How To Clean Rust Stains from Concrete
Paint cans, tools, work tables and other metal objects can cause rust stains when in close and constant contact with the concrete floors of your garage, basement or rec room. Placing protective pads under furniture and finding less reactive containers can help keep current stains from worsening and prevent future stains. A simple cleaning solution and basic tools can treat the remaining rust stains. This method is designed for standard concrete floors. For glazed and decorative floors refer to the specific articles in this section. Materials can vary, so remember to test techniques and cleaning solutions in an inconspicuous spot before using on a wider area.
Remove any loose debris so that the rust-affected area is free from loose debris such as dirt, leaves or anything that might interfere with the stain removal process.
Mix a quart of cleaning solution at a time. Use 1 quart of water, and 3 TB of Bar Keeper's Friend. For severe stains, the amount of Bar Keeper's Friend can be increased. Use a nylon or other stiff synthetic bristle brush to apply the solution to the stain with a scrubbing motion. Rinse the brush regularly, and refresh the cleaning solution as necessary. If a large amount of rust debris is being dislodged, simply wipe away with a clean sponge wet with water.
Follow removal of the rust stain with a light overall cleaning using a lightly sudsy solution of water and a mild dish liquid. To complete the stain removal and cleaning process, wipe the area with a clean sponge wet with water to remove any remaining stain or cleaning solution residue. Allow the area to dry thoroughly.

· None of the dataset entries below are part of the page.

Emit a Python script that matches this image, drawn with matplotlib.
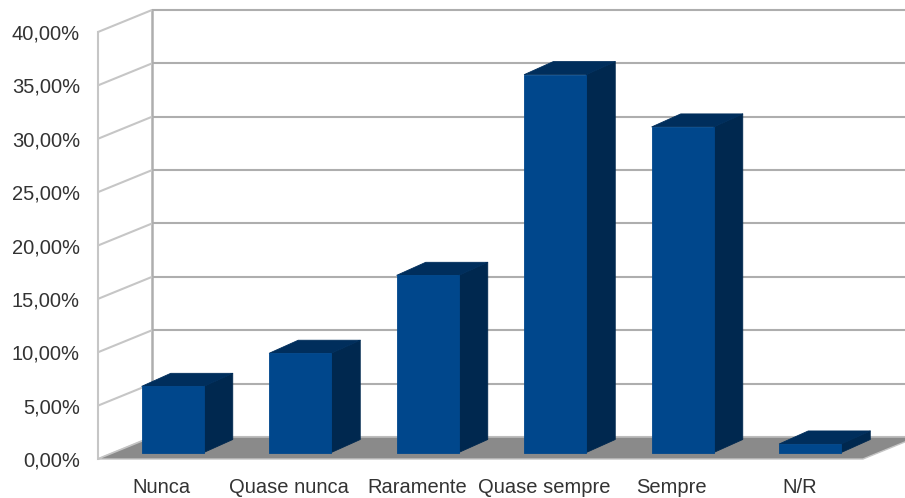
import matplotlib
matplotlib.use("Agg")
import matplotlib.pyplot as plt
from matplotlib.patches import Polygon, Rectangle
from matplotlib.ticker import FuncFormatter

categories = ["Nunca", "Quase nunca", "Raramente", "Quase sempre", "Sempre", "N/R"]
values = [0.062, 0.093, 0.166, 0.354, 0.305, 0.008]
y_ticks = [0.0, 0.05, 0.10, 0.15, 0.20, 0.25, 0.30, 0.35, 0.40]

W_PX, H_PX = 905, 498
fig = plt.figure(figsize=(W_PX / 100, H_PX / 100), dpi=100)

# front plane of the pseudo-3D box, in pixels
left_px, right_px, bottom_px, top_px = 98, 863, 459, 32
ax = fig.add_axes([left_px / W_PX, (H_PX - bottom_px) / H_PX,
                   (right_px - left_px) / W_PX, (bottom_px - top_px) / H_PX])
n = len(categories)
ax.set_xlim(-0.5, n - 0.5)
ax.set_ylim(0, 0.40)

# data units per pixel
ux = n / (right_px - left_px)
uy = 0.40 / (bottom_px - top_px)

# wall depth (oblique offset)
DX, DY = 54 * ux, 22 * uy
# bar placement inside the depth
FX, FY = 11 * ux, 6.5 * uy
BX, BY = 29 * ux, 13 * uy
BW = 62 * ux

x0, x1 = -0.5, n - 0.5
wall_back = "#aeaeae"
wall_side = "#c6c6c6"

# back wall grid
for t in y_ticks:
    ax.plot([x0 + DX, x1 + DX], [t + DY, t + DY], color=wall_back, lw=1.5,
            clip_on=False, zorder=1, solid_capstyle="butt")
ax.plot([x0 + DX, x0 + DX], [DY, 0.40 + DY], color=wall_back, lw=1.8,
        clip_on=False, zorder=1)

# left side wall
for t in y_ticks:
    ax.plot([x0, x0 + DX], [t, t + DY], color=wall_side, lw=1.5,
            clip_on=False, zorder=1, solid_capstyle="butt")
ax.plot([x0, x0], [0, 0.40], color=wall_side, lw=1.5, clip_on=False, zorder=1)

# floor
floor = Polygon([(x0, 0), (x1, 0), (x1 + DX, DY), (x0 + DX, DY)], closed=True,
                facecolor="#8a8a8a", edgecolor="#c4c4c4", lw=1.0,
                clip_on=False, zorder=2)
ax.add_patch(floor)

front_c = "#00478c"
top_c = "#002e5c"
side_c = "#00284f"

for i, v in enumerate(values):
    xl = i - BW / 2 + FX
    xr = i + BW / 2 + FX
    yb = FY
    yt = FY + v
    side = Polygon([(xr, yb), (xr + BX, yb + BY), (xr + BX, yt + BY), (xr, yt)],
                   closed=True, facecolor=side_c, edgecolor=side_c, lw=0.6,
                   joinstyle="round", clip_on=False, zorder=3)
    top = Polygon([(xl, yt), (xr, yt), (xr + BX, yt + BY), (xl + BX, yt + BY)],
                  closed=True, facecolor=top_c, edgecolor=top_c, lw=0.6,
                  joinstyle="round", clip_on=False, zorder=3)
    front = Rectangle((xl, yb), BW, v, facecolor=front_c, edgecolor=front_c,
                      lw=0.6, joinstyle="round", clip_on=False, zorder=4)
    ax.add_patch(side)
    ax.add_patch(top)
    ax.add_patch(front)

for s in ax.spines.values():
    s.set_visible(False)
ax.patch.set_visible(False)

font = dict(family=["Liberation Sans", "DejaVu Sans"], size=14.5, color="#333333")
ax.set_yticks(y_ticks)
ax.yaxis.set_major_formatter(FuncFormatter(lambda y, _: f"{y * 100:.2f}%".replace(".", ",")))
ax.set_xticks(range(n))
ax.set_xticklabels(categories)
ax.tick_params(axis="y", length=0, pad=13)
ax.tick_params(axis="x", length=0, pad=14)
for lbl in ax.get_xticklabels() + ax.get_yticklabels():
    lbl.set_fontfamily(font["family"])
    lbl.set_fontsize(font["size"])
    lbl.set_color(font["color"])

fig.savefig("out.png", dpi=100, facecolor="white")
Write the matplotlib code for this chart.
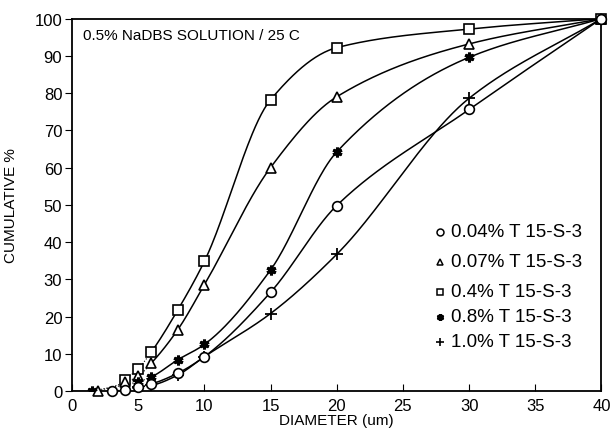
import numpy as np
import matplotlib
matplotlib.use("Agg")
import matplotlib.pyplot as plt

plt.rcParams['font.family'] = ['Liberation Sans', 'DejaVu Sans']

# data (diameter in um, cumulative %)
x_c004 = [3, 4, 5, 6, 8, 10, 15, 20, 30, 40]
y_c004 = [0, 0.4, 1.1, 1.9, 4.8, 9.2, 26.5, 49.8, 75.6, 100]

x_c007 = [2, 4, 5, 6, 8, 10, 15, 20, 30, 40]
y_c007 = [0, 2.3, 4.0, 7.5, 16.5, 28.5, 60.0, 79.0, 93.2, 100]

x_c04 = [4, 5, 6, 8, 10, 15, 20, 30, 40]
y_c04 = [3.0, 6.0, 10.5, 21.8, 34.8, 78.2, 92.2, 97.2, 100]

x_c08 = [1.5, 5, 6, 8, 10, 15, 20, 30, 40]
y_c08 = [0, 2.5, 3.8, 8.4, 12.5, 32.5, 64.2, 89.6, 100]

x_c10 = [5, 6, 8, 10, 15, 20, 30, 40]
y_c10 = [1.0, 1.5, 4.3, 9.2, 20.8, 36.7, 78.6, 100]

labels = ['0.04% T 15-S-3', '0.07% T 15-S-3', '0.4% T 15-S-3',
          '0.8% T 15-S-3', '1.0% T 15-S-3']


def pchip(x, y, xs):
    # monotone cubic hermite, only used to draw the smooth curve
    x = np.asarray(x, float)
    y = np.asarray(y, float)
    h = np.diff(x)
    d = np.diff(y) / h
    m = np.zeros_like(y)
    for k in range(1, len(x) - 1):
        if d[k - 1] * d[k] > 0:
            w1 = 2 * h[k] + h[k - 1]
            w2 = h[k] + 2 * h[k - 1]
            m[k] = (w1 + w2) / (w1 / d[k - 1] + w2 / d[k])
    m[0] = d[0]
    m[-1] = d[-1]
    idx = np.clip(np.searchsorted(x, xs) - 1, 0, len(x) - 2)
    t = (xs - x[idx]) / h[idx]
    h00 = 2 * t**3 - 3 * t**2 + 1
    h10 = t**3 - 2 * t**2 + t
    h01 = -2 * t**3 + 3 * t**2
    h11 = t**3 - t**2
    return (h00 * y[idx] + h10 * h[idx] * m[idx] + h01 * y[idx + 1]
            + h11 * h[idx] * m[idx + 1])


fig = plt.figure(figsize=(6.10, 4.31), dpi=100)
ax = fig.add_axes([0.118, 0.0905, 0.868, 0.864])

series = [
    (x_c04, y_c04, 's', 7),
    (x_c007, y_c007, '^', 7),
    (x_c08, y_c08, (6, 2, 0), 7),
    (x_c10, y_c10, '+', 8),
    (x_c004, y_c004, 'o', 7),
]

for xs_, ys_, mk, ms in series:
    xa = np.asarray(xs_, float)
    ya = np.asarray(ys_, float)
    # solid curve from 6 um, dotted below
    xx = np.linspace(6, 40, 300)
    ax.plot(xx, pchip(xa, ya, xx), color='black', lw=1.1, zorder=2)
    if xa[0] < 6:
        xl = np.linspace(xa[0], 6, 40)
        ax.plot(xl, pchip(xa, ya, xl), color='black', lw=0.8, ls=':', zorder=2)
    if mk == '+':
        ax.plot(xa, ya, ls='none', marker=mk, ms=ms, mew=1.3, color='black', zorder=3)
    elif isinstance(mk, tuple):
        ax.plot(xa, ya, ls='none', marker=mk, ms=ms, mew=2.2, color='black', zorder=3)
    else:
        ax.plot(xa, ya, ls='none', marker=mk, ms=ms, mew=1.2, mfc='white',
                mec='black', zorder=3, clip_on=False)

ax.plot([0, 1.5], [0, 0], color='black', lw=1.0)

# legend drawn as text rows
legend_markers = ['o', '^', 's', (6, 2, 0), '+']
legend_y = [42.7, 34.7, 26.6, 19.9, 13.2]
for mk, lab, ly in zip(legend_markers, labels, legend_y):
    if mk == '+':
        ax.plot(27.8, ly, marker=mk, ms=6, mew=1.2, color='black', clip_on=False)
    elif isinstance(mk, tuple):
        ax.plot(27.8, ly, marker=mk, ms=5, mew=1.8, color='black', clip_on=False)
    else:
        ax.plot(27.8, ly, marker=mk, ms=5, mew=1.1, mfc='white', mec='black', clip_on=False)
    ax.text(28.6, ly, lab, fontsize=13.5, va='center', ha='left')

ax.text(0.8, 95.5, '0.5% NaDBS SOLUTION / 25 C', fontsize=11, va='center', ha='left')

ax.set_xlim(0, 40)
ax.set_ylim(0, 100)
ax.set_xticks(np.arange(0, 41, 5))
ax.set_yticks(np.arange(0, 101, 10))
ax.tick_params(axis='x', direction='in', length=5, labelsize=12, pad=5)
ax.tick_params(axis='y', direction='out', length=5, labelsize=12, pad=2)
for s in ax.spines.values():
    s.set_linewidth(1.3)

ax.set_xlabel('DIAMETER (um)', fontsize=11, labelpad=0)
ax.set_ylabel('CUMULATIVE %', fontsize=11, labelpad=12)

fig.savefig('out.png', dpi=100)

Caution: Never mix cleaning agents or chemicals, the result can be dangerous or deadly. Before cleaning, always test the agent on an inconspicuous location to determine its suitability and to make certain it does not damage the material. Wear appropriate clothing such as gloves and protective eyewear, and work in a well-ventilated area. Accidental inhalation or ingestion of cleaning agents can be hazardous and even fatal, particularly to pets and children.